無責任農政、無責任水産行政、無責任山林行政・・・・。すべてを行政施策の失敗とは言いませんが、一次産業の振興のため、県が主体として担うべき役割を絞って、多少の反発はあっても補助金行政からの脱却を図る必要があるのではないでしょうか。
│掲載日:2007年04月18日│
これまで、県においては、「新農業・農村活性化プラン」などの計画を策定し、各般の施策を講じてきているところでありますが、これまでの島根の農林水産業の現状を見ると、担い手の減少、生産額の低迷など、全国的な傾向に抗し切れていないという認識を持っております。私は、島根の農林水産業の元気を取り戻すためには、社会経済状況の大きな変化に的確に対応していくことが必要であると考えております。

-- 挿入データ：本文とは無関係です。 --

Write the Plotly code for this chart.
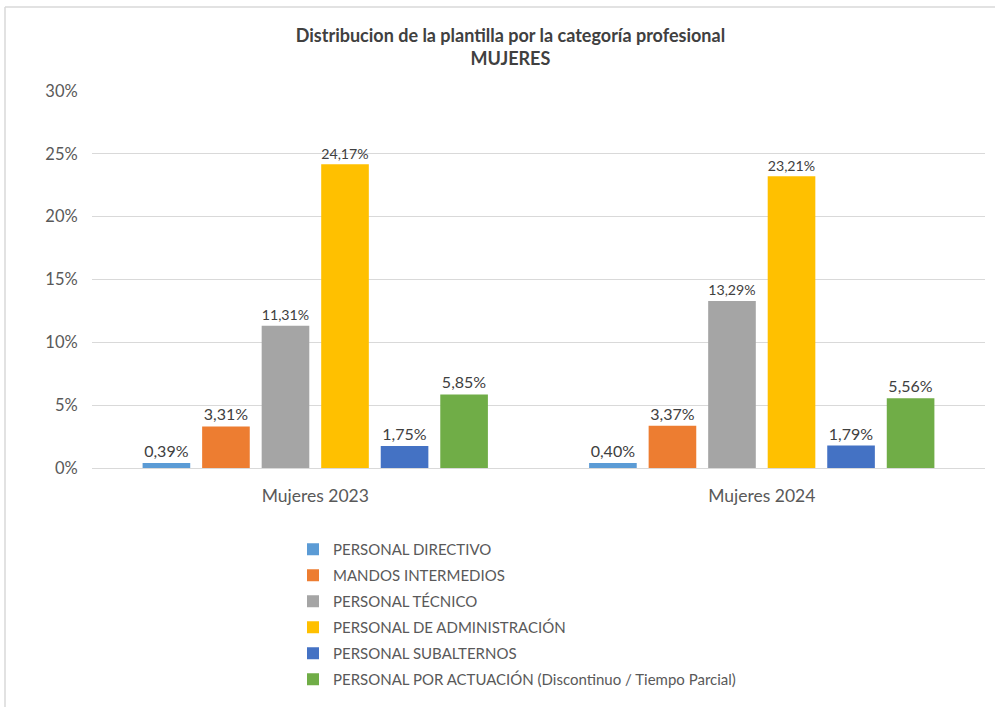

即ち、農業を例にとれば、食糧管理制度の下で米をつくり、単に特定のルートにのせれば良かった時代や、その他の農産物について卸売市場への出荷が大部分を占めた時代が長く続きました。しかし、社会経済の成熟に伴い、今や、消費者の食に対するニーズは、著しく高度化しており、また、販売や流通のルートなども劇的に多様化しているところであります。

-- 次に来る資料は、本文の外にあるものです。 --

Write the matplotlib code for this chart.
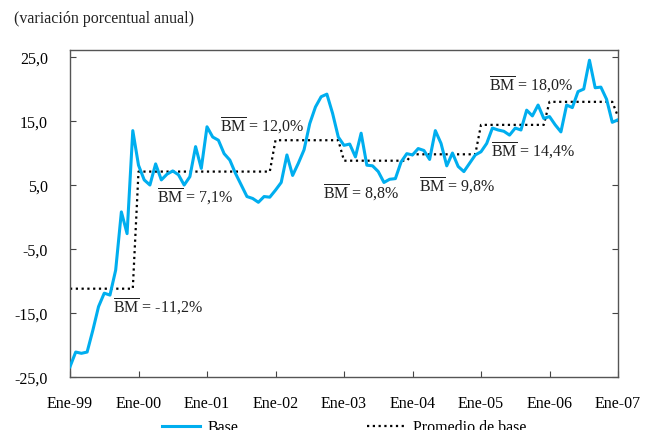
import numpy as np
import matplotlib
matplotlib.use('Agg')
import matplotlib.pyplot as plt

plt.rcParams['font.family'] = 'Liberation Serif'
plt.rcParams['mathtext.fontset'] = 'custom'
plt.rcParams['mathtext.rm'] = 'Liberation Serif'
plt.rcParams['mathtext.it'] = 'Liberation Serif:italic'

# monthly data, Ene-99 .. Ene-07
base = [
    -23.4, -21.1, -21.3, -21.1, -17.7, -14.0, -11.9, -12.2, -8.3, 0.8, -2.6, 13.5,    # 1999
    8.1, 5.8, 5.0, 8.3, 5.8, 6.7, 7.2, 6.6, 5.0, 6.3, 11.0, 7.6,                      # 2000
    14.1, 12.5, 12.0, 9.9, 8.9, 6.8, 5.0, 3.2, 2.9, 2.3, 3.2, 3.1,                    # 2001
    4.2, 5.4, 9.7, 6.5, 8.4, 10.5, 14.6, 17.2, 18.8, 19.2, 16.2, 12.5,                # 2002
    11.2, 11.4, 9.4, 13.1, 8.1, 8.0, 7.1, 5.4, 5.9, 6.0, 8.6, 9.9,                    # 2003
    9.7, 10.7, 10.4, 9.0, 13.5, 11.5, 8.0, 10.0, 7.9, 7.1, 8.4, 9.7,                  # 2004
    10.2, 11.5, 13.9, 13.6, 13.4, 12.8, 13.9, 13.6, 16.7, 15.8, 17.5, 15.4,           # 2005
    15.7, 14.4, 13.3, 17.5, 17.1, 19.6, 20.0, 24.5, 20.2, 20.3, 18.4, 14.8,           # 2006
    15.2,                                                                              # Ene-07
]

# period averages (BM) for each year
bm_year = [-11.2, 7.1, 7.1, 12.0, 8.8, 9.8, 14.4, 18.0]
bm_last = 15.7
promedio = [v for v in bm_year for _ in range(12)] + [bm_last]

xlabels = ['Ene-99', 'Ene-00', 'Ene-01', 'Ene-02', 'Ene-03',
           'Ene-04', 'Ene-05', 'Ene-06', 'Ene-07']
yticks = [-25, -15, -5, 5, 15, 25]
ylabels = ['-25,0', '-15,0', '-5,0', '5,0', '15,0', '25,0']

# annotations: (month, value, text)
bm_labels = [
    (7.6, -13.9, '-11,2%'),
    (15.3, 3.3, '7,1%'),
    (26.2, 14.5, '12,0%'),
    (44.4, 3.9, '8,8%'),
    (61.2, 5.1, '9,8%'),
    (73.8, 10.5, '14,4%'),
    (73.4, 20.9, '18,0%'),
]

months = np.arange(len(base))
fs = 11.5

fig = plt.figure(figsize=(6.53, 4.31), dpi=100)
ax = fig.add_axes([70 / 653, 1 - 378 / 431, 548 / 653, 327 / 431])

ax.plot(months, base, color='#00AEEF', lw=2.2, label='Base', zorder=3)
ax.plot(months, promedio, color='black', lw=1.6, linestyle=(0, (1, 1.6)),
        label='Promedio de base', zorder=2)

for mx, my, txt in bm_labels:
    ax.text(mx, my, r'$\overline{\mathrm{BM}}$' + ' = ' + txt, fontsize=fs,
            ha='left', va='center', color='#222222')

ax.set_xlim(0, 96)
ax.set_ylim(-25, 26.1)
ax.set_xticks(np.arange(0, 97, 12))
ax.set_xticklabels(xlabels, fontsize=fs)
ax.set_yticks(yticks)
ax.set_yticklabels(ylabels, fontsize=fs)
ax.tick_params(axis='both', direction='in', length=4, color='#444444')
ax.tick_params(axis='x', pad=13)
ax.tick_params(axis='y', right=True, pad=16)
for s in ax.spines.values():
    s.set_color('#555555')
    s.set_linewidth(1.0)

fig.text(14 / 653, 1 - 19 / 431, '(variación porcentual anual)', fontsize=fs,
         va='center', ha='left', color='#222222')

fig.legend(loc='upper center', bbox_to_anchor=(344 / 653, 1 - 406 / 431),
           ncol=2, frameon=False, fontsize=fs, handlelength=2.4,
           columnspacing=8, handletextpad=0.5)

fig.savefig('out.png', dpi=100)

このような時代においては、一次産業に携わる側が、消費者に売ることを第一に考え、そのニーズに如何に応えていくかという視点に立って、自らの生産と販売に創意工夫を凝らしていくことが何よりも重要であります。県としては、そのような生産サイドの主体的な取組みを従来の枠組みにとらわれないで後押しすることにより、一次産業がより多くの所得を得て、自立していけるよう努めていく必要があると考えております。
本県では、農業政策推進に当たり、限られた予算の中で、できるだけ大きな効果が発揮できるよう、国の事業を積極的に活用しつつ、地域の実態を踏まえた独自の支援策も組み合わせて、施策を展開しているところであります。
このような中、国においては、平成十九年度から、産業政策としての「品目横断的経営安定対策」を農政改革の柱として、導入することとされております。この対策については、中山間地域の多い本県においても、農業を持続的・継続的に行っていく経営体を確保する観点から重要と考えており、県独自の施策も講じながら、担い手の育成に取り組んでいく必要があります。
また、農山漁村の活性化のためには、産業政策のみならず、車の両輪として必要な地域政策を講じていかなければなりませんが、国においては、同じく平成十九年度から「農地・水・環境保全向上対策」を導入することとされております。
県といたしましては、この対策の取組みを積極的に推進するとともに、これまでの「中山間地域等直接支払事業」や県独自の各種地域振興施策なども活用し、農山漁村の一層の振興を図っていく必要があると考えております。